The Pedaliaceae is a small family of around 16 genera and 100 species of dicotyledenous flowering herbs and shrubs from sub-tropical to tropical desert and coastal habitats. Flowers often have a tubular form with prominent lips.
Stems and leaves often carry mucilaginous hairs and often bear fruit capsules or nuts with hooks, spikes or wings which are designed to catch on and attach to passing animals as a method of distributing the seed over substantial distances. It has been suggested that the spiny fruits of Uncarina evolved to be distributed by the feet of the now-extinct elephant birds of Madagascar.
Sesamum indicum is cultivated for its edible oily sesame seeds.
Succulent genera: Proboscidea (Devil's Claw), Pterodiscus, Sesamothamnus. The genus Uncarina includes attractive flowering caudiciform shrubs.

Uncarina  Stapf 1895
Name: Latin uncus = hook, barb, referring to the spiny fruits.

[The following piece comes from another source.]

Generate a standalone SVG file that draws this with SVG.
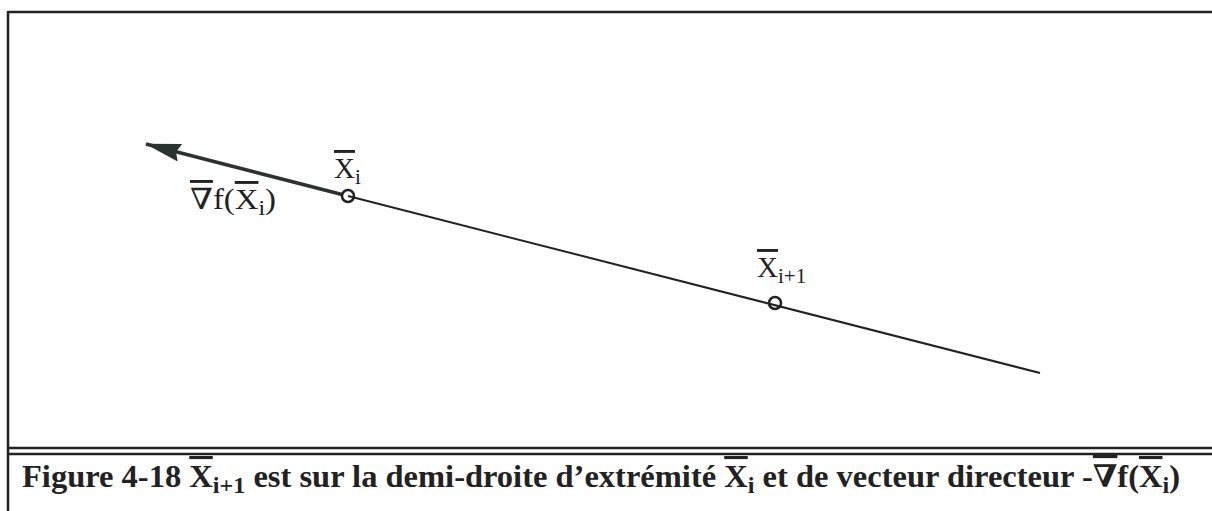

Uncarina is a small genus including 13 small succulent trees or shrubs native to Madagascar. All species have swollen caudiciform bases and tuberous roots which in cultivation are sometimes raised for display. The large yellow, pink or white flowers are pollinated by beetles.
Coming from tropical Madagascar these succulent plants need warmth to grow but will tolerate a cool, dry Winter. During the Summer growing season they require regular watering.

Uncarina grandidieri

Uncarina grandidieri Stapf 1895
Named for: Alfred Grandidier (1836-1921), French explorer and naturalist. 
This small 12 ft succulent tree has a swollen caudiciform base to its main trunk. The deciduous leaves, with red stems and margins, are pubescent and feel slightly sticky, producing an unpleasant odour when rubbed. The bright yellow flowers with dark throats are pollinated by beetles and have sticky pollen suited to this task. The fruit capsules have many short petioles with clusters of small inwardly-pointing barbs to catch on to animals (and unwary fingers) and assist seed dispersal.
Native to dry forests of Madagascar. Dormant during the winter.